SPRINGFIELD — When Julie Kircher heard of the new recommendations calling for fewer mammograms she had an instant, personal reaction.
“I was just horrified by those recommendations,” said Kircher, a family nurse practitioner at Immanuel St. Joseph’s Springfield Medical Center.
In February, at age 41, Kircher went to her family physician, Dr. Annette Schmit-Cline, in Springfield and got her digital mammogram. It found a stage 2 cancerous tumor.
“It wasn’t on my mammogram at 40, but it was the next year.

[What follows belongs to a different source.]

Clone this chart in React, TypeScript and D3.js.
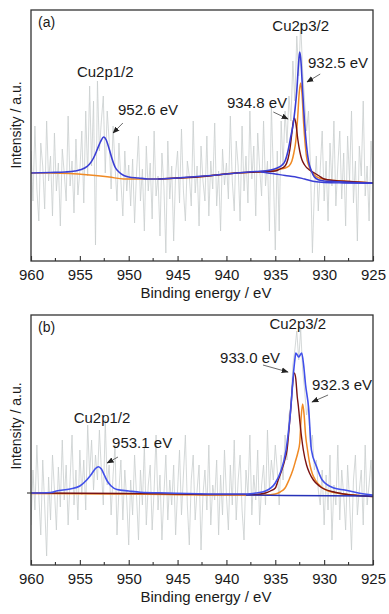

If I’d have skipped a year ...” she said, referring to the new recommendations that women not only wait until 50 to get their first mammogram, but to get them only every two years.
Kircher chose to get annual mammograms since she was 35 because a maternal aunt had breast cancer.
While the panel’s recommendations say women with a family history of cancer should get earlier, annual mammograms, Kircher said 80 percent or more of cancer cases are found in women without a family history.
“The largest number of diagnoses are in people who don’t have a family history.”
Kircher also disagrees with the panel’s recommendation that doctors stop teaching patients self-exams.
“There’s a lot of women who find changes in their breast with self breast exams. If you know something’s different, you can go in.”
Kircher had surgery and reconstruction at the Mayo Clinic in March and did her chemotherapy at Mankato ISJ with Dr. Kevin Cockerill.
Today she is back working full time and feeling well.